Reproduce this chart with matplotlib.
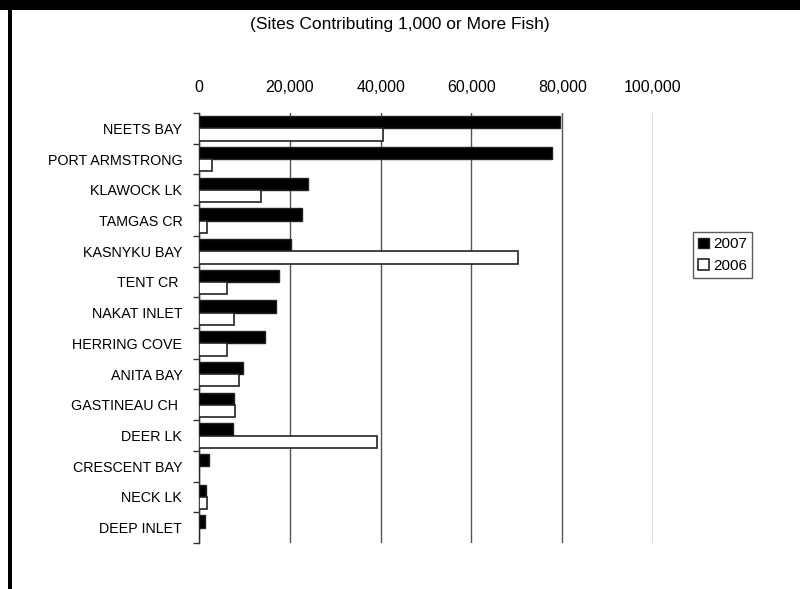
import matplotlib
matplotlib.use("Agg")
import matplotlib.pyplot as plt
from matplotlib.patches import Rectangle
import numpy as np

plt.rcParams['font.family'] = ['Liberation Sans', 'DejaVu Sans']

sites = ["NEETS BAY", "PORT ARMSTRONG", "KLAWOCK LK", "TAMGAS CR", "KASNYKU BAY",
         "TENT CR ", "NAKAT INLET", "HERRING COVE", "ANITA BAY", "GASTINEAU CH ",
         "DEER LK", "CRESCENT BAY", "NECK LK", "DEEP INLET"]
fish_2007 = [79500, 77700, 24000, 22600, 20250, 17600, 17000, 14500, 9600, 7600,
             7400, 2100, 1600, 1400]
fish_2006 = [40500, 2800, 13600, 1700, 70300, 6100, 7800, 6200, 8900, 7900,
             39300, 0, 1800, 0]
xticks = [0, 20000, 40000, 60000, 80000, 100000]
xticklabels = ["0", "20,000", "40,000", "60,000", "80,000", "100,000"]
title = "(Sites Contributing 1,000 or More Fish)"

fig = plt.figure(figsize=(8, 5.89), dpi=100)
ax = fig.add_axes([0.24875, 0.0781, 0.8163 - 0.24875, 0.8081 - 0.0781])

n = len(sites)
y = np.arange(n)
h = 0.4
ax.barh(y - h / 2, fish_2007, height=h, color="black", edgecolor="#222222",
        linewidth=1, label="2007", zorder=3)
ax.barh(y + h / 2, fish_2006, height=h, color="white", edgecolor="#222222",
        linewidth=1.2, label="2006", zorder=3)

ax.set_ylim(n - 0.5, -0.5)
ax.set_xlim(0, 100000)
ax.set_yticks(y)
ax.set_yticklabels(sites, fontsize=10.3)
ax.tick_params(axis="y", which="major", length=0, pad=12)
ax.set_yticks(np.arange(n + 1) - 0.5, minor=True)
ax.tick_params(axis="y", which="minor", length=4, width=1, color="#333333")

ax.xaxis.tick_top()
ax.set_xticks(xticks)
ax.set_xticklabels(xticklabels, fontsize=11.5)
ax.tick_params(axis="x", length=0, pad=13)
ax.grid(axis="x", color="#555555", linewidth=1, zorder=0)

for s in ["top", "right", "bottom"]:
    ax.spines[s].set_visible(False)
ax.spines["left"].set_color("#333333")
ax.spines["left"].set_linewidth(1)

leg = ax.legend(loc="upper left", bbox_to_anchor=(693 / 800, 1 - 232 / 589),
                bbox_transform=fig.transFigure, fontsize=11, frameon=True,
                fancybox=False, edgecolor="#333333", handlelength=0.7,
                handleheight=0.7, handletextpad=0.25, borderpad=0.35,
                labelspacing=0.5, borderaxespad=0)
leg.get_frame().set_linewidth(1)

fig.text(0.5, 1 - 25 / 589, title, ha="center", va="center", fontsize=12.5)

fig.patches.append(Rectangle((0, 1 - 10 / 589), 1, 10 / 589, transform=fig.transFigure,
                             facecolor="black", edgecolor="none"))
fig.patches.append(Rectangle((8 / 800, 0), 4 / 800, 1, transform=fig.transFigure,
                             facecolor="black", edgecolor="none"))

fig.savefig("out.png", dpi=100)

• • • •

Repeat the listing above exactly from its first line to the line containing "plt.rcParams['font.family'] = ['Liberation", both included, and omit the pictures.

Reproduce this chart with matplotlib.
import matplotlib
matplotlib.use("Agg")
import matplotlib.pyplot as plt
from matplotlib.patches import Rectangle
import numpy as np

plt.rcParams['font.family'] = ['Liberation Sans', 'DejaVu Sans']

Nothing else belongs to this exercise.